On Size-Independent Sample Complexity of ReLU Networks
Mark Sellke
TL;DR
The paper addresses how to bound the sample complexity of learning $D$-layer ReLU networks under norm constraints via Rademacher complexity. It refines prior depth-dependent bounds by employing a subsequence-based contraction argument to achieve bounds that are often independent of network depth, formalized through ${\mathcal{R}}_n({\mathcal F}_D) \le 15 B n^{-1/2} P_F(D) \sqrt{\sum_{d=0}^{D-1} R(d)}$. The bound depends on per-layer Frobenius and operator norms via $P_F(D)$ and $R(d)=P_{op}(d)/P_F(d)$, and can be sharpened by selecting an optimal subsequence $0=d_0<d_1<\dots<d_k=D$ to yield ${\mathcal{R}}_n({\mathcal F}_D) \le 5 B n^{-1/2} P_F(D) \sum_{i=1}^k R(d_{i-1}) \sqrt{d_i-d_{i-1}}$. In typical scenarios where $R(d)$ decays rapidly (often exponentially), this leads to near depth-independence without restricting intermediate widths, offering a refined perspective on the generalization capabilities of ReLU networks under norm constraints.
Abstract
We study the sample complexity of learning ReLU neural networks from the point of view of generalization.

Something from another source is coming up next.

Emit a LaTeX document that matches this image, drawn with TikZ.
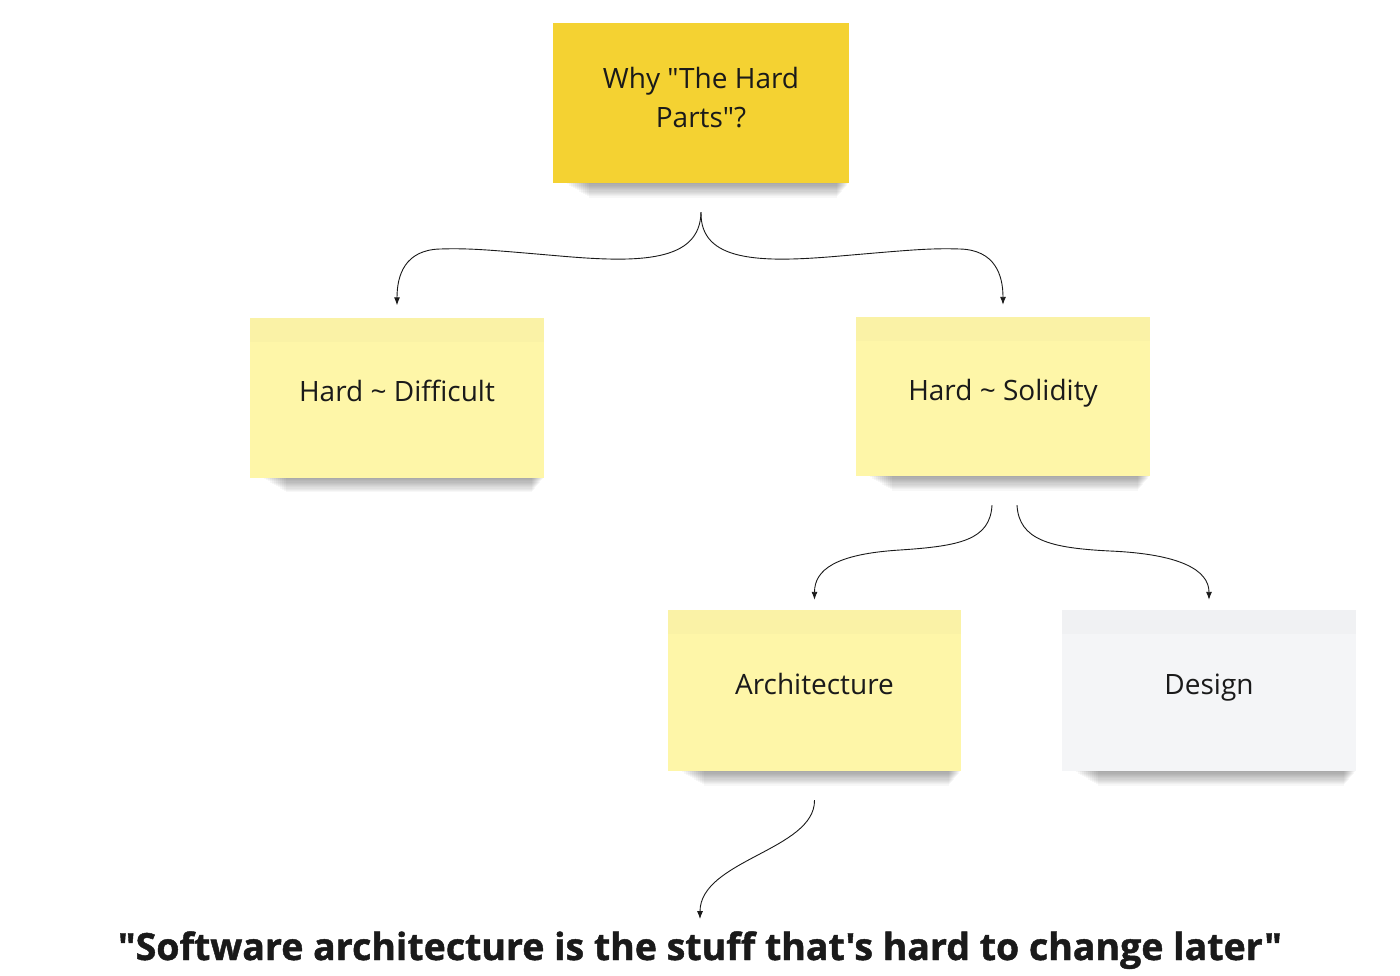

Given norm constraints on the weight matrices, a common approach is to estimate the Rademacher complexity of the associated function class. Previously Golowich-Rakhlin-Shamir (2020) obtained a bound independent of the network size (scaling with a product of Frobenius norms) except for a factor of the square-root depth. We give a refinement which often has no explicit depth-dependence at all.